SÄUGLINGE Gefäßstütze statt Herz-Operation

Säuglingen mit angeborenem Herzfehler kann künftig eine komplizierte Operation erspart bleiben. Es wird eine stattdessen eine Gefäßstütze eingesetzt.

Ärzte der Universitätsklinik Kiel und der Berliner Charité haben nach eigenen Angaben weltweit erstmalig einem Säugling über einen Katheter eine neuartige Gefäßstütze eingesetzt. Dem Baby wurde damit den Medizinern zufolge eine komplizierte Operation am offenen Herzen erspart. Das neue Verfahren, bei dem sich die Gefäßstütze mit dem Wachstum der Ader vergrößern lässt, könne in Zukunft auch bei angeborenen Herzfehlern oder Verengungen von Arterien und Venen bei Neugeborenen lebensrettend eingesetzt werden, sagte der Berliner Oberarzt Martin Schneider am Dienstag der dpa. Der langfristige Erfolg der Technik lasse sich allerdings erst überprüfen, wenn das Kind herangewachsen sei.

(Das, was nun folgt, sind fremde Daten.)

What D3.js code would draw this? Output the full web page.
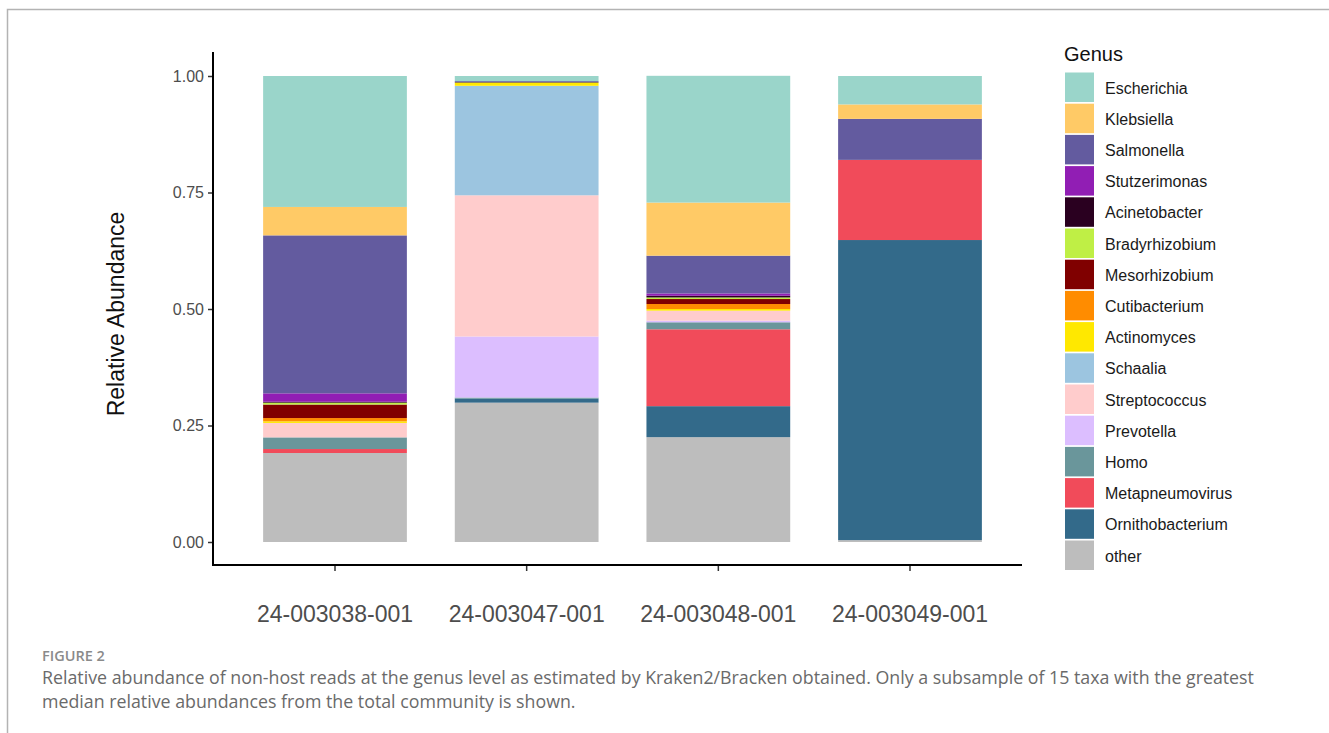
<!DOCTYPE html>
<html>
<head>
<meta charset="utf-8">
<script src="https://cdn.jsdelivr.net/npm/d3@7/dist/d3.min.js"></script>
<style>
  html, body { margin: 0; padding: 0; background: #fff; }
  svg { display: block; }
</style>
</head>
<body>
<svg id="chart" width="1329" height="733"></svg>
<script>
// ---- data ----
const samples = ["24-003038-001", "24-003047-001", "24-003048-001", "24-003049-001"];
const genera = ["Escherichia", "Klebsiella", "Salmonella", "Stutzerimonas", "Acinetobacter",
  "Bradyrhizobium", "Mesorhizobium", "Cutibacterium", "Actinomyces", "Schaalia",
  "Streptococcus", "Prevotella", "Homo", "Metapneumovirus", "Ornithobacterium", "other"];
const genusColors = ["#9AD5CA", "#FFCA66", "#635B9F", "#911EB4", "#2A0020",
  "#BFEF45", "#800000", "#FF8C00", "#FFE800", "#9CC5E0",
  "#FFCCCC", "#DCBEFF", "#6A969B", "#F14B5A", "#336A8A", "#BDBDBD"];
// values per sample, in genus order above
const s24_003038 = [0.281, 0.061, 0.339, 0.018, 0.002, 0.004, 0.029, 0.007, 0.0035, 0, 0.031, 0, 0.025, 0.0085, 0, 0.191];
const s24_003047 = [0.011, 0, 0.002, 0, 0.001, 0, 0, 0, 0.007, 0.235, 0.303, 0.131, 0.002, 0, 0.009, 0.299];
const s24_003048 = [0.272, 0.114, 0.081, 0.005, 0.0036, 0.0034, 0.0107, 0.0107, 0.0036, 0, 0.0215, 0.0034, 0.015, 0.165, 0.0665, 0.225];
const s24_003049 = [0.061, 0.031, 0.088, 0, 0, 0, 0, 0, 0, 0, 0, 0, 0, 0.172, 0.644, 0.004];
const yTicks = [0, 0.25, 0.5, 0.75, 1.0];
const captionHead = "FIGURE 2";
const captionLines = [
  "Relative abundance of non-host reads at the genus level as estimated by Kraken2/Bracken obtained. Only a subsample of 15 taxa with the greatest",
  "median relative abundances from the total community is shown."
];

// ---- build table ----
const sampleValues = [s24_003038, s24_003047, s24_003048, s24_003049];
const table = samples.map((s, i) => {
  const row = { sample: s };
  genera.forEach((g, j) => row[g] = sampleValues[i][j]);
  return row;
});
// stacking: "other" at bottom, Escherichia on top
const stackOrder = genera.slice().reverse();
const series = d3.stack().keys(stackOrder)(table);

const svg = d3.select("#chart");
const font = "'Liberation Sans', Arial, sans-serif";

// frame
svg.append("path")
  .attr("d", "M7.5,733 L7.5,9.5 L1329,9.5")
  .attr("fill", "none").attr("stroke", "#b3b3b3").attr("stroke-width", 1.5);

const x = d3.scaleBand().domain(samples).range([220, 1025]).paddingInner(0.25).paddingOuter(0.225);
const y = d3.scaleLinear().domain([0, 1]).range([542, 76]);
const color = d3.scaleOrdinal().domain(genera).range(genusColors);

// bars
const g = svg.append("g");
g.selectAll("g.layer").data(series).join("g")
  .attr("class", "layer")
  .attr("fill", d => color(d.key))
  .selectAll("rect").data(d => d).join("rect")
  .attr("x", d => x(d.data.sample))
  .attr("width", x.bandwidth())
  .attr("y", d => y(d[1]))
  .attr("height", d => Math.max(0, y(d[0]) - y(d[1])));

// y axis
const yAxis = svg.append("g").attr("transform", "translate(213,0)")
  .call(d3.axisLeft(y).tickValues(yTicks).tickFormat(d3.format(".2f")).tickSize(5).tickPadding(4));
yAxis.select(".domain").remove();
yAxis.selectAll(".tick line").attr("stroke", "#333").attr("stroke-width", 1.5);
yAxis.selectAll(".tick text").attr("font-family", font).attr("font-size", 16).attr("fill", "#4d4d4d");
svg.append("line").attr("x1", 213).attr("x2", 213).attr("y1", 52).attr("y2", 566)
  .attr("stroke", "#000").attr("stroke-width", 2);

// x axis
const xAxis = svg.append("g").attr("transform", "translate(0,565)")
  .call(d3.axisBottom(x).tickSize(6).tickPadding(0));
xAxis.select(".domain").remove();
xAxis.selectAll(".tick line").attr("stroke", "#333").attr("stroke-width", 1.5);
xAxis.selectAll(".tick text").attr("font-family", font).attr("font-size", 23)
  .attr("fill", "#4d4d4d").attr("dy", 0).attr("y", 57);
svg.append("line").attr("x1", 212).attr("x2", 1022).attr("y1", 565).attr("y2", 565)
  .attr("stroke", "#000").attr("stroke-width", 2);

// y title
svg.append("text")
  .attr("transform", "translate(124,314) rotate(-90)")
  .attr("text-anchor", "middle")
  .attr("font-family", font).attr("font-size", 23).attr("fill", "#111")
  .text("Relative Abundance");

// legend
const leg = svg.append("g").attr("transform", "translate(1064,0)");
leg.append("text").attr("x", 0).attr("y", 61)
  .attr("font-family", font).attr("font-size", 20).attr("fill", "#111").text("Genus");
const step = 31.2;
const items = leg.selectAll("g.item").data(genera).join("g")
  .attr("class", "item")
  .attr("transform", (d, i) => `translate(0,${72.5 + i * step})`);
items.append("rect").attr("x", 1).attr("y", 0).attr("width", 29).attr("height", 29.5)
  .attr("fill", d => color(d));
items.append("text").attr("x", 41).attr("y", 21)
  .attr("font-family", font).attr("font-size", 16).attr("fill", "#1a1a1a")
  .text(d => d);

// caption
const capFont = "'Open Sans', 'Noto Sans', sans-serif";
svg.append("text").attr("x", 42).attr("y", 661)
  .attr("font-family", capFont).attr("font-size", 14.5).attr("font-weight", 600)
  .attr("fill", "#8a8a8a").text(captionHead);
svg.selectAll("text.cap").data(captionLines).join("text")
  .attr("class", "cap")
  .attr("x", 42).attr("y", (d, i) => 684 + i * 23.5)
  .attr("font-family", capFont).attr("font-size", 17.8).attr("fill", "#6a6a6a")
  .text(d => d);
</script>
</body>
</html>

Nach dem Einsetzen nur noch Herzkatheter-Untersuchungen

Die neue, 4 Millimeter dicke Gefäßstütze, ein so genannter Stent, könne bis auf 23 Millimeter Durchmesser ausgedehnt werden, erläuterte Schneider, Oberarzt für interventionelle Kinderkardiologie an der Charité, der die neue Technik zusammen mit der Kölner Firma Produkte für die Medizin AG entwickelt hat. Das entspreche dem Durchmesser des betroffenen Gefäßes im Erwachsenenalter. »In der Nachsorge werden deshalb lediglich weitere Herzkatheter-Untersuchungen notwendig sein, um den Stent dem Körperwachstum anzupassen«, sagte der Mediziner.

Bisher Notlösungen bei Kindern

»Bislang gab es derartige Gefäßstützen nur für Erwachsene. Für den Einsatz bei Kindern waren Notlösungen erforderlich«, sagte Schneider. Er hob die Beteiligung der medizintechnischen Industrie hervor. »Obwohl die Entwicklung von Materialien, die ausschließlich bei Kindern zum Einsatz kommen, wegen der niedrigeren Zahlen in aller Regel wirtschaftlich nicht lukrativ ist, wurde das Projekt mitgetragen.«

Der erste erfolgreiche Baby-Stent-Eingriff galt einem vier Monaten alten, knapp zweieinhalb Kilo schweren Frühchen. Das Kind litt an einer Einengung einer lebenswichtigen herznahen Vene. »Eine Operation in dieser Gefäßregion ist erfahrungsgemäß langfristig wenig erfolgreich und war in diesem Falle schon versucht worden«, sagte Gunther Fischer, Oberarzt an der Universitätskinderklinik Kiel. »Der Stent war die letzte Chance, die gefährliche Einengung nicht nur kurzfristig zu beseitigen, sondern auch langfristig eine Heilung zu garantieren.« Zusammen mit seinem Berliner Kollegen setzte Fischer in einem rund zweistündigen Eingriff in Kiel das etwa 8 Millimeter lange Drahtgeflecht durch die Beinvene ein.